Non illazioni. Ma atti. Verbali, informative, annotazioni redatte da investigatori e pubblici ministeri incaricati da lui. Era lui a dirigere le indagini, era lui a riceverne i risultati. E se non gli piacevano, li congelava, come nel caso dei fratelli Occhiuto. Con una scusa. O con l’altra. Come ha fatto per il “Sistema Cosenza”: un’inchiesta fatta girare da una scrivania all’altra, da un pm all’altro, fino a essere definitivamente ibernata.
E oggi sulla scena al posto del castigatore dei corrotti compare Salvatore Curcio, attuale procuratore capo di Catanzaro. Non certo un cuor di leone, ma un pavido abituato a muoversi con un profilo basso, e con le dovute coperture politiche. Curcio non ha riaperto l’inchiesta per spirito di giustizia, e fin qui ci siamo arrivati tutti, pure il gatto di zia Maria, ma perché qualcuno, più in alto, glielo ha chiesto. Curcio non è il magistrato del coraggio, è l’uomo delle filiere istituzionali. Quelle vere. Quelle invisibili.
E la domanda è scontata perché ora sì, e prima no?
Di certo non è cambiata la natura del fascicolo. È cambiato il vento per gli Occhiuto. È cambiata la linea di comando. E Curcio, fedele interprete degli umori di Roma, ha solo eseguito. Con la cautela di chi sa che un passo falso può costare la carriera. Con la freddezza di chi sa che la giustizia, in certi ambienti, non è mai una corsa. È un ordine di servizio. Il fatto che, a poche ore dall’esplosione della notizia, nessuno — né Meloni, né Nordio — abbia speso una parola in difesa del governatore calabrese è un segnale chiaro: Occhiuto non è più intoccabile. Può essere sacrificato.
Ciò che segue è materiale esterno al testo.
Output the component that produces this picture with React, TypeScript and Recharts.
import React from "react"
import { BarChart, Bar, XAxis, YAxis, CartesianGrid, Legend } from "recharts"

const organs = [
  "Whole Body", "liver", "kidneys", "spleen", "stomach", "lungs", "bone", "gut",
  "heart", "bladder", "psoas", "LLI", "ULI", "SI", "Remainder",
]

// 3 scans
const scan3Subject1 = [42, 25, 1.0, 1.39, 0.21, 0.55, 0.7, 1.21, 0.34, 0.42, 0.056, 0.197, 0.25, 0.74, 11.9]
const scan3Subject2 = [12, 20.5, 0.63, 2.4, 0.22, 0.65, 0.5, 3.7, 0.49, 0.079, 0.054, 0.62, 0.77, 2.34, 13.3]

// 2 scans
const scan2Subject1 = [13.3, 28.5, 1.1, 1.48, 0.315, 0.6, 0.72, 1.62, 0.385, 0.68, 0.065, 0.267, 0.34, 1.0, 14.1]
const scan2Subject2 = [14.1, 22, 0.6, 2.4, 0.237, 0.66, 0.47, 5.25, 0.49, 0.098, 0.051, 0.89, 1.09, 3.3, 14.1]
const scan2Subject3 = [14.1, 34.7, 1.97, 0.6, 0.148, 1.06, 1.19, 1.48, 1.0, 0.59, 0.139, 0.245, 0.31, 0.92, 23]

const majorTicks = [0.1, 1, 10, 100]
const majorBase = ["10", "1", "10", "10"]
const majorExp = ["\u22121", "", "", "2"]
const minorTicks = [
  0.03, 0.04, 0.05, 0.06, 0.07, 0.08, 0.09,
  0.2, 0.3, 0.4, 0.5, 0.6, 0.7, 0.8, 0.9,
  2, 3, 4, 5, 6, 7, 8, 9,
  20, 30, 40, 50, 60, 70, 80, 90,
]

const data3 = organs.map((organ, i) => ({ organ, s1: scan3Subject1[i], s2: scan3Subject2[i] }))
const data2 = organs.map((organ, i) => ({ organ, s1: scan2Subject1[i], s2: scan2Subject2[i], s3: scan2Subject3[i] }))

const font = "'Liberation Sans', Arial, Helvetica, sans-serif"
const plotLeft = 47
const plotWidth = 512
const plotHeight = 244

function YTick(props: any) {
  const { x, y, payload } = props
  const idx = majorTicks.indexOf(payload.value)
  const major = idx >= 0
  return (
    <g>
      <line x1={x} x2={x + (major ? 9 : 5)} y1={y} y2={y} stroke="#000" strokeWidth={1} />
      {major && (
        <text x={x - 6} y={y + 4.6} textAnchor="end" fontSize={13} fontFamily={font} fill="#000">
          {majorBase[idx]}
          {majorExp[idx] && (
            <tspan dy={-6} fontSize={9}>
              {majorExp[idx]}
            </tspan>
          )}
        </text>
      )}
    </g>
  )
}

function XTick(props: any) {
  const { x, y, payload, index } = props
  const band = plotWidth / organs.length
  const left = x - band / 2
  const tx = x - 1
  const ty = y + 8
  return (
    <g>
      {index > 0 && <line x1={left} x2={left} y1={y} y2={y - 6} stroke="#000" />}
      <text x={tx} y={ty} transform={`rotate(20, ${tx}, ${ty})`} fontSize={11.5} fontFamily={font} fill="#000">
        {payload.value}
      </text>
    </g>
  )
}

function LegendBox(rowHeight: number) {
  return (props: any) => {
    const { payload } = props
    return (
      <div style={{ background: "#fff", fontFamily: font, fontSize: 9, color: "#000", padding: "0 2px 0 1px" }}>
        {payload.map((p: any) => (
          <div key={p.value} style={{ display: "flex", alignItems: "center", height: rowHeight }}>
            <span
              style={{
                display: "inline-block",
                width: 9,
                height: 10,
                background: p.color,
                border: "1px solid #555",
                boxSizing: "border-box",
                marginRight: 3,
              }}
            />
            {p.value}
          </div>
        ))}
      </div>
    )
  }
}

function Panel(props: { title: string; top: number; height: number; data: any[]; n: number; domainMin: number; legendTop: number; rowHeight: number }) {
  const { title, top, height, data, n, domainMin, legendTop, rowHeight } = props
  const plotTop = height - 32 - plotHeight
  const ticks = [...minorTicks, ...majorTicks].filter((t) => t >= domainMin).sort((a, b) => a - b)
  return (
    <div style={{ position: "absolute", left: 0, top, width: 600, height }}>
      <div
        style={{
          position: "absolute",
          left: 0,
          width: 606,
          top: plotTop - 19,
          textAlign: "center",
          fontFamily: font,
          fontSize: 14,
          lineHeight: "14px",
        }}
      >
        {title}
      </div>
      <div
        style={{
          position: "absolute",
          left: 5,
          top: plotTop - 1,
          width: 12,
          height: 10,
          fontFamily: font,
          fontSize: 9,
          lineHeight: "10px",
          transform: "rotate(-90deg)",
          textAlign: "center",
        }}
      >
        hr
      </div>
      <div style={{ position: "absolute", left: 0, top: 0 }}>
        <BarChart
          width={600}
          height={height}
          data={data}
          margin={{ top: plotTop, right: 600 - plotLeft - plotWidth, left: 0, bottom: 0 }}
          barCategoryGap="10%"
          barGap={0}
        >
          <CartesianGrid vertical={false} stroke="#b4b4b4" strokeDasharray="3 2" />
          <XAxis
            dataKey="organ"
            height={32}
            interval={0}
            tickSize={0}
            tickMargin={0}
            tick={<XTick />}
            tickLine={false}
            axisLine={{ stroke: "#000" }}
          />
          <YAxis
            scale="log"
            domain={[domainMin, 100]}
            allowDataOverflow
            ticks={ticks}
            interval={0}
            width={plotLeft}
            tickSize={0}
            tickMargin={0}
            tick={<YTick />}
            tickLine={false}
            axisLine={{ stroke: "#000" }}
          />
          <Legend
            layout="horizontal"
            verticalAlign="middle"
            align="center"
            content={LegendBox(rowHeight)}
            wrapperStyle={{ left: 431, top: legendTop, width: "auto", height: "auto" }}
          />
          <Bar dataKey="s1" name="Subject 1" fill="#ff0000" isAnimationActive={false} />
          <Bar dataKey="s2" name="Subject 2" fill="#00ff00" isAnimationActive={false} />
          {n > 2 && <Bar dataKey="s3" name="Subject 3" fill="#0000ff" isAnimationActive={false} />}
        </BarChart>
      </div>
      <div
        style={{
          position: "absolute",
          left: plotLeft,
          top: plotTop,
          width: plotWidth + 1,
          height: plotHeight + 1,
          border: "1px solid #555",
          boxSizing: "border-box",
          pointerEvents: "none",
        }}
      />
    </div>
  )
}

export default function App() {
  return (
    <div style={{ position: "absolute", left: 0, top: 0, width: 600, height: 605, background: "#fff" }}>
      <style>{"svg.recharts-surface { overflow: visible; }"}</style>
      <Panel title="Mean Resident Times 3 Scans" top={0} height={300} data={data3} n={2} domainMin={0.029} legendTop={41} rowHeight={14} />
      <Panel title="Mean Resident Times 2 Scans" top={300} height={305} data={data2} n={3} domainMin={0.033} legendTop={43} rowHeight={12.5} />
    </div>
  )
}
Il via libera è arrivato. E Curcio ha semplicemente obbedito. Ma il punto centrale resta: per anni l’inchiesta è rimasta in sonno. Ibernata. Tenuta nel congelatore da una magistratura che ha dimostrato, con i fatti, di sapere benissimo quando e come muoversi. Il caso Occhiuto non è un caso giudiziario, è un caso politico. E Gratteri ne è stato — fino a ieri — il custode silenzioso.
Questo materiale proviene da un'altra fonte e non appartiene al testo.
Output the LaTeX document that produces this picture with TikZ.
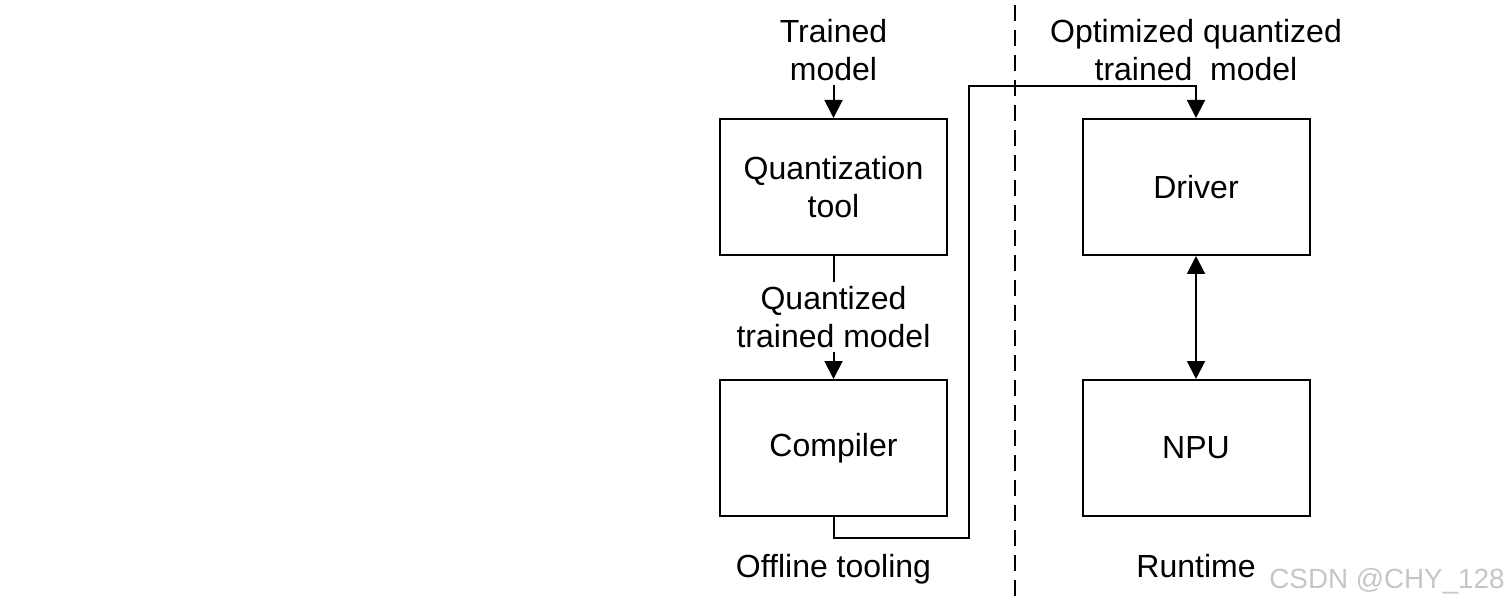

E tra le crepe aperte da questo terremoto giudiziario, spunta un nome che non è affatto secondario: Fausto Orsomarso. Non si tratta solo di togliersi qualche sassolino dalla scarpa: Orsomarso ha capito che questa è l’occasione per rimettere in gioco il suo partito, Fratelli d’Italia, da tempo marginalizzato nella gestione Occhiuto. E in questa nuova partita, l’obiettivo è chiaro: candidare un proprio uomo alla guida della Regione. La guerra non è più sotterranea. È aperta. Da una parte gli Occhiuto sempre più isolati anche in Forza Italia. Dall’altra Fratelli d’Italia, che si muove con pazienza ma determinazione, e che trova nella Lega — silenziosa ma operativa — un alleato tattico. Il caso giudiziario è solo il detonatore.
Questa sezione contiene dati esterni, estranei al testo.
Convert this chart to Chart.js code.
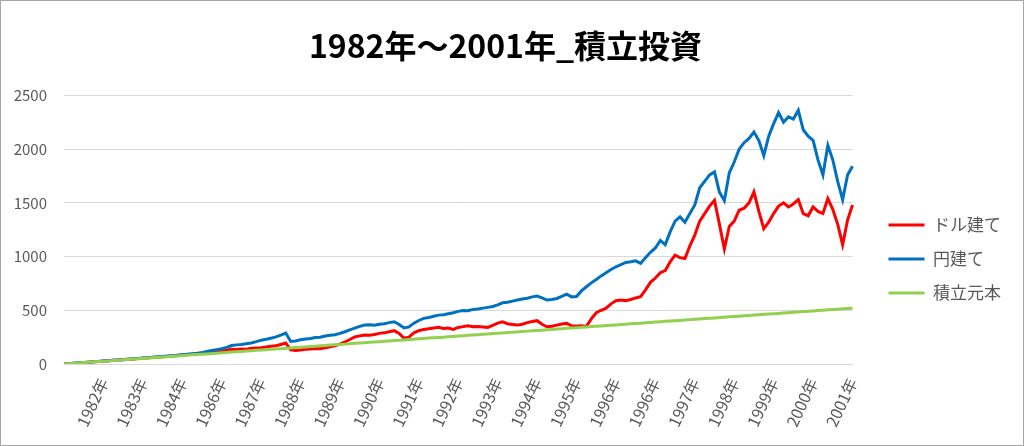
<!DOCTYPE html>
<html><head><meta charset="utf-8">
<script src="https://cdn.jsdelivr.net/npm/chart.js@4.4.1/dist/chart.umd.min.js"></script>
<style>html,body{margin:0;padding:0;background:#fff}#wrap{width:1024px;height:446px;position:relative}</style>
</head><body><div id="wrap"><canvas id="c" width="1024" height="446"></canvas></div>
<script>
const titleText = '1982年～2001年_積立投資';
const seriesNames = ['ドル建て', '円建て', '積立元本'];
const yearLabels = ['1982年','1983年','1984年','1986年','1987年','1988年','1989年','1990年','1991年','1992年',
  '1993年','1994年','1995年','1996年','1996年','1997年','1998年','1999年','2000年','2001年'];
const labelEvery = 8;
const yTicks = [0, 500, 1000, 1500, 2000, 2500];

const dollarValues = [
  0,3,7,10,14,17,20,24,27,30,
  34,37,40,44,47,50,54,57,61,64,
  67,71,75,80,84,89,93,97,102,106,
  112,116,118,128,137,135,140,138,146,150,
  152,158,165,170,182,195,132,125,130,138,
  140,145,142,150,160,170,186,205,228,252,
  262,270,268,275,285,290,300,310,285,240,
  250,290,310,322,328,335,341,330,335,322,
  340,348,355,347,350,345,341,360,380,393,
  375,368,362,370,385,395,403,370,347,352,
  362,372,378,355,352,355,350,420,477,500,
  520,560,589,595,590,601,615,626,690,760,
  800,850,870,950,1013,990,982,1100,1200,1330,
  1400,1470,1524,1300,1070,1280,1330,1431,1450,1500,
  1602,1420,1260,1320,1400,1470,1500,1462,1490,1530,
  1400,1380,1462,1420,1400,1540,1440,1300,1110,1340,
  1480];
const yenValues = [
  0,3,7,11,14,17,21,24,27,31,
  34,38,41,45,49,52,56,59,64,67,
  70,74,77,81,86,90,94,99,106,116,
  125,134,142,155,172,178,181,188,196,208,
  222,230,240,252,268,288,210,215,225,232,
  238,246,250,260,268,272,285,300,318,334,
  350,362,366,360,370,375,385,393,368,335,
  345,380,405,425,432,445,455,458,468,477,
  490,498,495,508,512,520,527,535,550,570,
  575,585,595,605,612,625,632,615,595,600,
  610,630,650,625,628,680,719,755,787,820,
  850,880,905,925,945,951,960,936,990,1040,
  1080,1150,1110,1230,1330,1369,1320,1400,1480,1640,
  1700,1760,1788,1600,1520,1780,1880,2000,2060,2100,
  2159,2080,1940,2120,2237,2340,2250,2300,2280,2361,
  2180,2120,2082,1900,1760,2035,1900,1700,1530,1760,
  1840];
const principalValues = [
  0,3,7,10,13,16,20,23,26,29,
  33,36,39,42,46,49,52,55,59,62,
  65,68,72,75,78,81,85,88,91,94,
  98,101,104,107,111,114,117,120,124,127,
  130,133,137,140,143,146,150,153,156,159,
  163,166,169,172,176,179,182,185,189,192,
  195,198,202,205,208,211,215,218,221,224,
  228,231,234,237,241,244,247,250,254,257,
  260,263,267,270,273,276,280,283,286,289,
  293,296,299,302,306,309,312,315,319,322,
  325,328,332,335,338,341,345,348,351,354,
  358,361,364,367,371,374,377,380,384,387,
  390,393,397,400,403,406,410,413,416,419,
  423,426,429,432,436,439,442,445,449,452,
  455,458,462,465,468,471,475,478,481,484,
  488,491,494,497,501,504,507,510,514,517,
  520];

const categories = dollarValues.map((v, i) => (i > 0 && i % labelEvery === 0) ? yearLabels[i / labelEvery - 1] : '');

const FONT = '"Noto Sans CJK JP", "Noto Sans", sans-serif';
const GRAY = '#595959';

const borderPlugin = {
  id: 'frame',
  beforeDraw(chart) {
    const ctx = chart.ctx;
    ctx.save();
    ctx.fillStyle = '#fff';
    ctx.fillRect(0, 0, chart.width, chart.height);
    ctx.restore();
  },
  afterDraw(chart) {
    const ctx = chart.ctx;
    ctx.save();
    ctx.strokeStyle = '#a6a6a6';
    ctx.lineWidth = 1;
    ctx.strokeRect(0.5, 0.5, chart.width - 1, chart.height - 1);
    ctx.restore();
  }
};

new Chart(document.getElementById('c'), {
  type: 'line',
  data: {
    labels: categories,
    datasets: [
      { label: seriesNames[0], data: dollarValues, borderColor: '#FF0000', backgroundColor: '#FF0000', order: 2 },
      { label: seriesNames[1], data: yenValues, borderColor: '#0070C0', backgroundColor: '#0070C0', order: 1 },
      { label: seriesNames[2], data: principalValues, borderColor: '#92D050', backgroundColor: '#92D050', order: 0 }
    ]
  },
  options: {
    responsive: false,
    animation: false,
    devicePixelRatio: 1,
    elements: { point: { radius: 0 }, line: { borderWidth: 3, tension: 0, fill: false } },
    layout: { padding: { left: 0, right: 13, top: 0, bottom: 0 } },
    plugins: {
      tooltip: { enabled: false },
      title: {
        display: true, text: titleText, color: '#000',
        font: { family: FONT, size: 32, weight: 'bold' },
        padding: { top: 27, bottom: 30 }
      },
      legend: {
        position: 'right',
        title: { display: true, text: ' ', font: { size: 10 }, padding: { top: 0, bottom: 60 } },
        labels: {
          boxWidth: 36, boxHeight: 3, padding: 17, color: GRAY,
          font: { family: FONT, size: 17 },
          sort: (a, b) => a.datasetIndex - b.datasetIndex,
          generateLabels: (chart) => Chart.defaults.plugins.legend.labels.generateLabels(chart).map(l => Object.assign(l, { lineWidth: 0, fillStyle: l.strokeStyle }))
        }
      }
    },
    scales: {
      x: {
        type: 'category',
        offset: false,
        grid: { display: false },
        border: { display: true, color: '#d9d9d9' },
        ticks: { autoSkip: false, maxRotation: 65, minRotation: 65, padding: 3, color: GRAY, font: { family: FONT, size: 16 } },
        afterFit: (s) => { s.height = 82; }
      },
      y: {
        min: 0, max: 2500,
        grid: { color: '#d9d9d9', lineWidth: 1, drawTicks: false },
        border: { display: false },
        ticks: { stepSize: 500, padding: 17, color: GRAY, font: { family: FONT, size: 15 },
          callback: (v) => yTicks.includes(v) ? String(v) : '' },
        afterFit: (s) => { s.width = 64; }
      },
      gap: {
        type: 'linear', position: 'right', display: true,
        grid: { display: false }, border: { display: false }, ticks: { display: false },
        afterFit: (s) => { s.width = 19; }
      }
    }
  },
  plugins: [borderPlugin]
});
</script></body></html>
La posta in gioco è la leadership politica della Calabria. Orsomarso è il volto e il braccio di una delusione politica interna. Trattato come subalterno da Roberto Occhiuto durante il suo periodo da assessore regionale al Turismo, con margini d’azione ridotti e iniziative stoppate sul nascere. È rimasto celebre il caso del decreto da 160mila euro per l’acquisto di gadget promozionali — un atto firmato dal suo dipartimento, revocato in diretta social da Roberto Occhiuto con un post che suonava come una scomunica politica: “la musica è cambiata”.
Un’umiliazione pubblica, seguita dalle dimissioni dei dirigenti e dal gelo istituzionale.
Orsomarso, in un video carico di amarezza, tentò una difesa d’ufficio, ma il danno era fatto. Quella ferita non si è mai rimarginata.
E oggi, mentre il fuoco amico inizia a incenerire la credibilità del governatore, si intravede proprio lui — Fausto Orsomarso — come fuciliere d’eccezione. Non più alleato, ma catalizzatore di un malcontento che da mesi fermenta nelle file del centrodestra. La successione è aperta. Le manovre sono iniziate. Gratteri ha taciuto per anni. Curcio ha agito solo quando ha avuto il permesso. Entrambi hanno scelto il tempo. E ora la resa dei conti è cominciata.